Key under attack from Left & Right

50,000 New Zealanders march against the mining plans of this government. For many, the mining agenda is yet another black mark against this government that has done nothing positive about the issues that matter – jobs, wages, health, education, the environment.

But the capitalist elite who so desperately wanted their party in power are getting pretty pissed off too. They also see it as a do nothing government with useless ministers and a Prime Minister who is only interested in the photo shoots.

Fran O’Sullivan writes:

It may seem simplistic, but one of the dark arts of politics that stands Key in good stead is his uncanny ability to “mirror” others.

He could have learned this art during one of those interminably onerous coaching sessions that aspiring business managers go through…
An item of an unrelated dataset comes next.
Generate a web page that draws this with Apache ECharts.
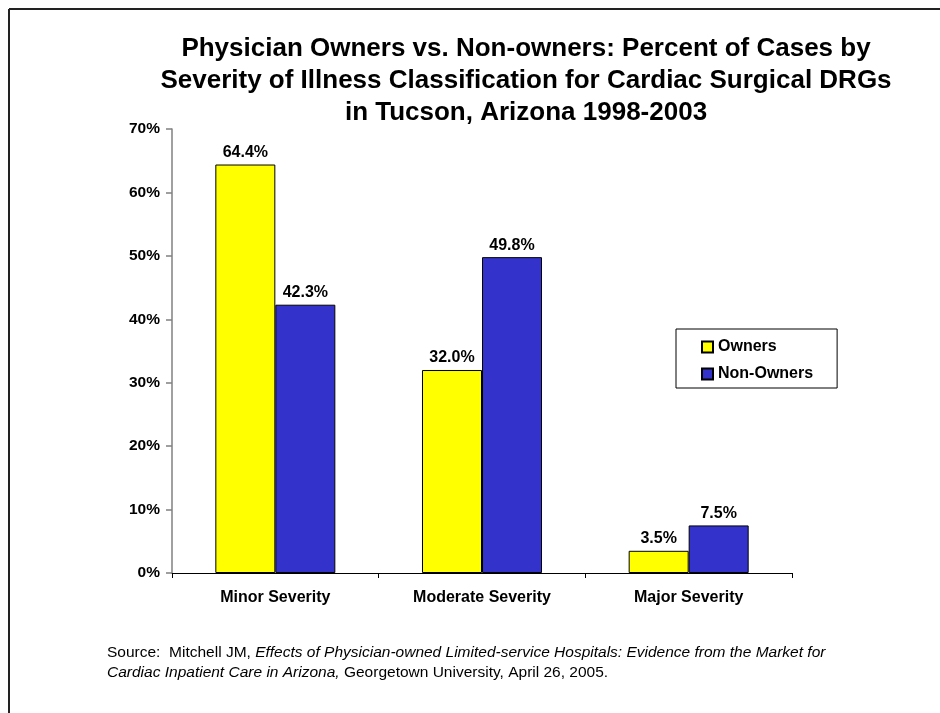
<!DOCTYPE html>
<html>
<head>
<meta charset="utf-8">
<script src="https://cdn.jsdelivr.net/npm/echarts@6/dist/echarts.min.js"></script>
<style>
html,body{margin:0;padding:0;background:#fff;}
#chart{width:940px;height:713px;}
</style>
</head>
<body>
<div id="chart"></div>
<script>
const categories = ['Minor Severity', 'Moderate Severity', 'Major Severity'];
const ownersValues = [64.4, 32.0, 3.5];
const nonOwnersValues = [42.3, 49.8, 7.5];
const seriesNames = ['Owners', 'Non-Owners'];
const yTicks = [0, 10, 20, 30, 40, 50, 60, 70];

const FONT = '"Liberation Sans", Arial, sans-serif';
const chart = echarts.init(document.getElementById('chart'));

const labelCfg = {
  show: true,
  position: 'top',
  distance: 4,
  color: '#000',
  fontFamily: FONT,
  fontWeight: 'bold',
  fontSize: 16,
  formatter: p => p.value.toFixed(1) + '%'
};

chart.setOption({
  backgroundColor: '#fff',
  animation: false,
  title: {
    text: 'Physician Owners vs. Non-owners: Percent of Cases by\nSeverity of Illness Classification for Cardiac Surgical DRGs\nin Tucson, Arizona 1998-2003',
    left: 521,
    top: 28,
    textAlign: 'center',
    textStyle: {
      fontFamily: FONT,
      fontWeight: 'bold',
      fontSize: 26,
      lineHeight: 32,
      color: '#000'
    }
  },
  legend: {
    orient: 'vertical',
    left: 676,
    top: 329,
    padding: [10, 24, 6, 25],
    itemGap: 11,
    itemWidth: 11,
    itemHeight: 11,
    itemTextGap: 2,
    borderColor: '#000',
    borderWidth: 1,
    icon: 'rect',
    data: seriesNames,
    textStyle: {
      fontFamily: FONT,
      fontWeight: 'bold',
      fontSize: 16,
      color: '#000'
    }
  },
  grid: {
    left: 172,
    right: 148,
    top: 129,
    bottom: 140,
    containLabel: false
  },
  xAxis: {
    type: 'category',
    data: categories,
    axisLine: { lineStyle: { color: '#000', width: 1 } },
    axisTick: { show: true, length: 5, lineStyle: { color: '#000' } },
    axisLabel: {
      margin: 17,
      color: '#000',
      fontFamily: FONT,
      fontWeight: 'bold',
      fontSize: 16
    }
  },
  yAxis: {
    type: 'value',
    min: yTicks[0],
    max: yTicks[yTicks.length - 1],
    interval: 10,
    splitLine: { show: false },
    axisLine: { show: true, lineStyle: { color: '#808080', width: 1.5 } },
    axisTick: { show: true, length: 6, lineStyle: { color: '#808080', width: 1.5 } },
    axisLabel: {
      margin: 12,
      color: '#000',
      fontFamily: FONT,
      fontWeight: 'bold',
      fontSize: 15.5,
      formatter: '{value}%'
    }
  },
  series: [
    {
      name: seriesNames[0],
      type: 'bar',
      data: ownersValues,
      barWidth: 60,
      barGap: '0%',
      itemStyle: { color: '#FFFF00', borderColor: '#000', borderWidth: 1 },
      label: labelCfg
    },
    {
      name: seriesNames[1],
      type: 'bar',
      data: nonOwnersValues,
      barWidth: 60,
      barGap: '0%',
      itemStyle: { color: '#3333CC', borderColor: '#000', borderWidth: 1 },
      label: labelCfg
    }
  ],
  graphic: [
    { type: 'line', shape: { x1: 9, y1: 9, x2: 940, y2: 9 }, style: { stroke: '#222', lineWidth: 2 } },
    { type: 'line', shape: { x1: 9, y1: 9, x2: 9, y2: 713 }, style: { stroke: '#222', lineWidth: 2 } },
    {
      type: 'text',
      left: 107,
      top: 645,
      style: {
        text: '{n|Source:  Mitchell JM, }{i|Effects of Physician-owned Limited-service Hospitals: Evidence from the Market for}\n{i|Cardiac Inpatient Care in Arizona,}{n| Georgetown University, April 26, 2005.}',
        rich: {
          n: { fontFamily: FONT, fontSize: 15.5, lineHeight: 20, fill: '#000' },
          i: { fontFamily: FONT, fontSize: 15.5, fontStyle: 'italic', lineHeight: 20, fill: '#000' }
        }
      }
    }
  ]
});
</script>
</body>
</html>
Management theorists will tell you “mirroring” has a particular advantage as a tool in the leadership skill-set [funny, there’s another group of people who influence and manipulate by ‘mirroring’]. The theory goes that people usually accept their mirror image. By validating the self-image of your opponents – even if you disagree with them – you take the wind out of their sails.

As a technique it is very disarming.

The upshot is that even Key’s press conferences tend to be relatively tame affairs.

He is rarely subjected to sustained hard-nosed interviewing, particularly on the extraordinarily banal PR gift slot he gets on state television every Monday morning to kick off his week.

To journalists he is too often “John” – rather than simply “Prime Minister”.

Bit of dig at some of her press gallery colleagues there. Few of them seem to understand that the first people Key’s trying to charm is the journos. Getting soft coverage is the key to spinning the wider public.

Key is now at the halfway point of his first term as the head of the National-led Government… nowhere is there an over-arching narrative that spells out exactly what sort of New Zealand Key wants to leave behind him when he finishes his swing with domestic politics.

We will respect him much more as a political leader and person if he puts that “smiley face” away once in a while and engages deeply and seriously on the challenges facing New Zealand.

And a dry week in Saudi Arabia seems to have helped clear Matthew Hooton’s mind, judging by his NBR column (not online). Sure, he’s still a terrible bigot (his opening paragraph describes one of his Saudi hosts as ‘wearing a nightie, tea-towel, and sandals’) but the scales have fallen from the eyes regarding the Key Government of which he expected, if not great things, at least something:

‘no government minister not even the prime minister himself can tell us what the Key government wants to achieve and how. All we are left with is nonsense about ‘ambition’, ‘aspiration’, and ‘step change’ with no plan or even any strategic concept to explain how… the Key government risks going down in history as the most empty and irrelevant in New Zealand’s history…

… New Zealand business people dared to hope that, in Mr Key, New Zealand had found a leader to the calibre of Lee Kuan Yew [the man who ran Singapore as an effective one-party state for 40 years] to unify the nation and take in on a course to restore it as one of the richest countries in the world.

The past 18 months has proven that Mr Key has the political skills to unify the country and take New Zealand forward, if he wants to. But the past 18 months has also sown he doesn’t want to.

The conclusion most New Zealand businesspeople have reached is their government [note: their government is right]… seems to prefer smiling and waving over any serious attempt to deliver on its promise of ‘ambition’, ‘aspiration’, and ‘step change’.

And, then the killer line from a man who back in ’07 and ‘08, you may remember, was claiming that the Fifth Labour government was going to abolish the free press and cancel the 2008 election:

In some circles, the most treasonous [to the capitalist class] thought imaginable is emerging: Would we have been better off with Helen Clark?

Wow. When your old cheerleaders are basically saying you only want power for its own sake and they wish they had never helped you win, you’re in deep, deep trouble.